Een kooi voor een konijn moet verdeeld worden in 2 functionele gedeeltes; een deel voor liggen en slapen en een deel voor activiteiten. Een draadkooi is het meest geschikt, dit kan goed geventileerd worden en makkelijk schoon te maken. Een konijn wat los in huis loopt, heeft alleen een kooi nodig waarin die uitgestrekt op de zij kan liggen. Anders is de lengte van de kooi afhankelijk van de grootte van het dier: Het konijn moet minimaal 3 hoppen kunnen maken (dit komt neer op ongeveer 2 meter voor een konijn van 5kg). De kooi moet tevens hoog genoeg zijn dat het dier op de achterpoten rechtop kan staan. De ideale bodembedekking is iets wat lijkt op aarde. Konijnen zijn erg gevoelig voor pododermatitis (ontstekingen van de voetzolen). Dit kan ontstaan door een verkeerde ondergrond. De bedding moet zacht zijn en regelmatig vervangen worden (als het nat is). Glazen kooien zijn ongeschikt, omdat die niet goed geventileerd kunnen worden.
Een konijn buiten moet uit de wind staan en mag niet te koud (niet onder 4°C). In de winter zou je je konijn in de schuur kunnen zetten, of beschutten tegen kou door delen van het hok dicht te maken. Niet te veel natuurlijk, want dan kan er niet voldoende gelucht worden. Konijnen kunnen slechter tegen hitte (>28 graden) en moeten hier daarom goed tegen beschermd worden met koele plaatsen om te liggen.
Konijnen zijn van nature hele schone dieren en doen graag alle behoeftes op 1 plek. Je zou kunnen overwegen om een speciaal toilet voor konijnen aan te schaffen. Deze zijn gemakkelijk te legen en schoon te maken.
Voer voor konijnen
Konijnen zijn selectieve eters. Ze eten het liefst zachte, sappige planten die een beetje zoet zijn. Dit combineren ze met ruwvoer (hooi) voor de beweging van het maagdarmkanaal, ze kauwen dit heel grondig en zijn het grootste gedeelte van dag hiermee bezig. Konijnen kunnen grote hoeveelheden hooi verwerken in een korte tijd, ze eten meestal in de vroege morgen en gedurende de nacht.
Konijnen in gevangenschap krijgen meestal vooral brokken te eten. Echter zitten er te weinig vezels in deze brokken. De dieren kunnen daarom obesitas krijgen en chronisch aan de diarree raken. Een konijn is grotendeels afhankelijk van hooi en dit zal dan dus ook altijd aanwezig moeten zijn in het hok. In de regel houden we aan dat een konijn, per kilogram, niet meer dan 20g brokjes per dag mag.
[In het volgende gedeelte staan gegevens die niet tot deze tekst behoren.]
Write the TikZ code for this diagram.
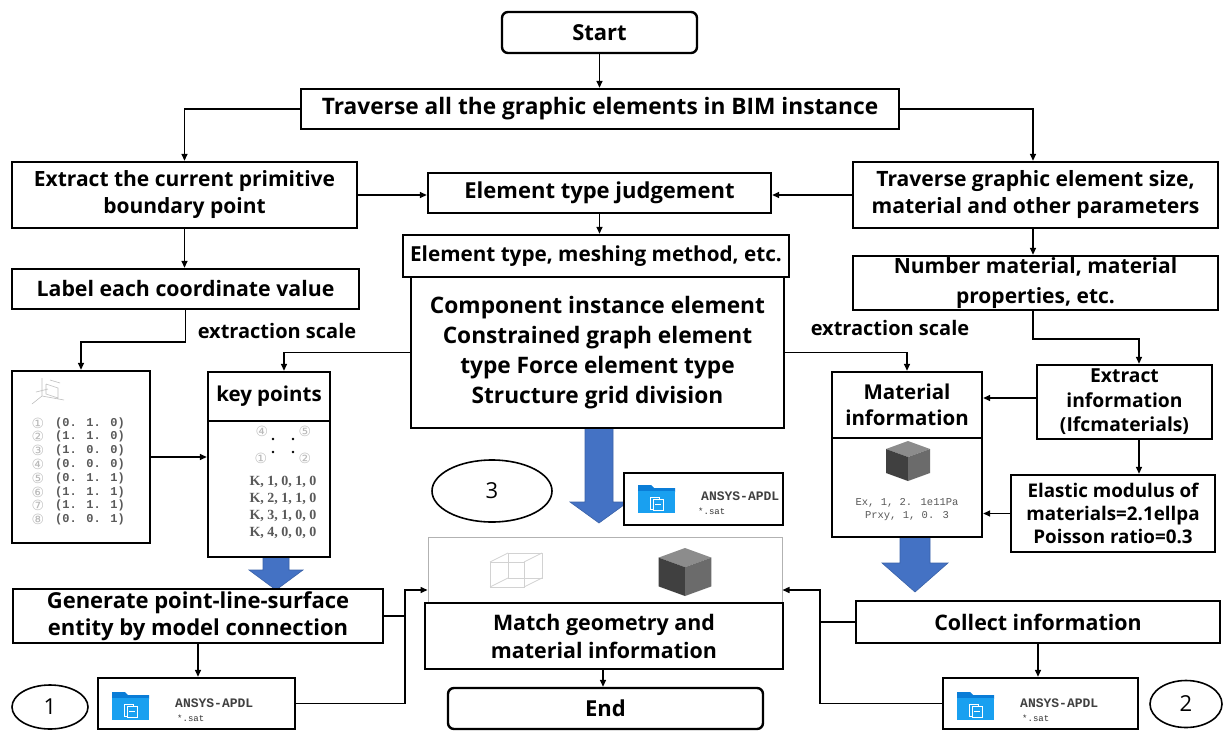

Te weinig voer kan leiden tot het plukken van de vacht en obsessief knagen. Verveling en destructief gedrag kan opgelost worden door de kooi en het voer te verrijken; gras en hooi geven, groentes en snoepjes in het hok verstoppen, kartonnen dozen om aan te knagen of knaagspeeltjes en/of houten takken geven. Denk er weer aan om niet te veel snoepjes of brokjes te geven.
Samen of alleen?
Konijnen in het wild leven in grote stabiele groepen van soms wel enkele honderden dieren en zijn zowel bovengronds als ondergronds actief. Om die reden moeten ze bij voorkeur met meer gehouden worden. Geschikte groepen zijn de gemixte groepen met deels gesteriliseerde en gecastreerde dieren en deels intacte dieren.
Je kan niet zomaar ieder konijn bij een ander konijn zetten. Konijnen kunnen vechten tot de dood. Het koppelen van konijnen is iets wat zorgvuldig gedaan moet worden. Het beste is om dit te laten doen door mensen die hier ervaring mee hebben.
Je konijn los in huis
Konijnen hebben dagelijkse beweging nodig, niet alleen voor de conditie en het plezier, maar het stimuleert ook de darmbewegingen. Deze zijn heel belangrijk voor konijnen.
Het is belangrijk rekening te houden met de normale behoeften van een konijn als het los wordt gelaten in huis. Konijnen knagen en krabben aan alles en hebben de behoefte om te rennen en te verstoppen bij mogelijk gevaar. Dus let op met giftige planten als aronskelk (dieffenbachia seguinae), oleander (nerium oleander) en elektriciteitsdraden. Tevens is het goed om omgekeerde kartonnen dozen neer te zetten waar ze onder kunnen zitten.